It is evident that the Verbal was smashed up bad and the Quants score, on a starting note, was the saving grace. I did pretty much go through the same journey (but for me Quants was the villain). But that did not prevent me from getting to a 630 on the 1st attempt. I am in a way just summarizing my journey (not yet complete for me though) - may be it can help you gain some perspective. The best remedy here is introspection – Check if you had in the first place seriously studied the Verbal Manhattan (VM) Guide, if you are sure that you gave your best on that, then go deep and see if you were making a mental note of all the important points from the VM Guide. The key is to immerse yourself onto the book for a period of at least 10hrs, go over some specific and “tangible”(operative word) rules over and over till it becomes second nature to you(Subject-Verb Agreement, Proper reference to antecedents, Verb Tense match, Proper usage of common idioms/phrases etc..). Make sure that while practising questions from the
OG, you identify the rule that was not followed even in the wrong answer choices- most of us will cut to the right answer and forget where exactly the other options went wrong. For Verbal, IMO the golden rule is Quality over Quantity (the other way around for the Quantitative Section). For RC the main stress should be on improving your ability to focus and think actively while wading through an already information dense GMAT passages – the bottom line here is stamina and purely mental stamina. LSAT RC passages are tough and I have a plan to do at least 10 of them before my 2nd attempt. My other observation on doing RC’s effectively, is to shut down the CR kind of thinking. To be more precise, on the actual test, say, after doing 3 CR questions in a row, there is an involuntary spillover of that hard core logical thinking spree onto the RC passages.

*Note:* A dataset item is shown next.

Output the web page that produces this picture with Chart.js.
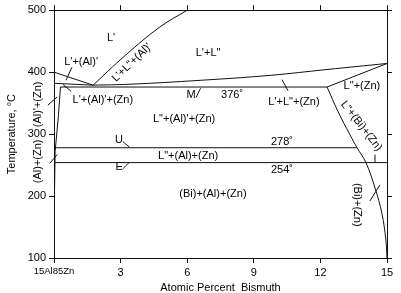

I personally found shifting gears a toughie. RC is mostly all about assimilating the information given and eyeballing the question and ticking the right answer – whereas in CR you have to assimilate the information (stimulus), eyeball the question stem, iterate to the right answer using logical thinking and tick the right answer. For Quants keep the plan simple – Focus first on the most important areas such as Number Theory, Inequalities, Ratios/Percents, Geometry & Work/Rate problems. Again Manhattan Quant resources are your best buddies. Go through all the indexed questions available on the GMAT Club Data Sufficiency and Problem Solving sections. Keep it simple and focus hard, GMAT is definitely not the proverbial Goliath and even if it claims to be one, it definitely is not an unslayable Goliath.
Do not get depressed, it by default puts you in a no-win situation. Snap out of it as quickly as you can and ensure you learn the habit of recovering from upsets – there is always a chance that some of the scores in the practice test will hurt and again this habit may also come in handy on your actual test day.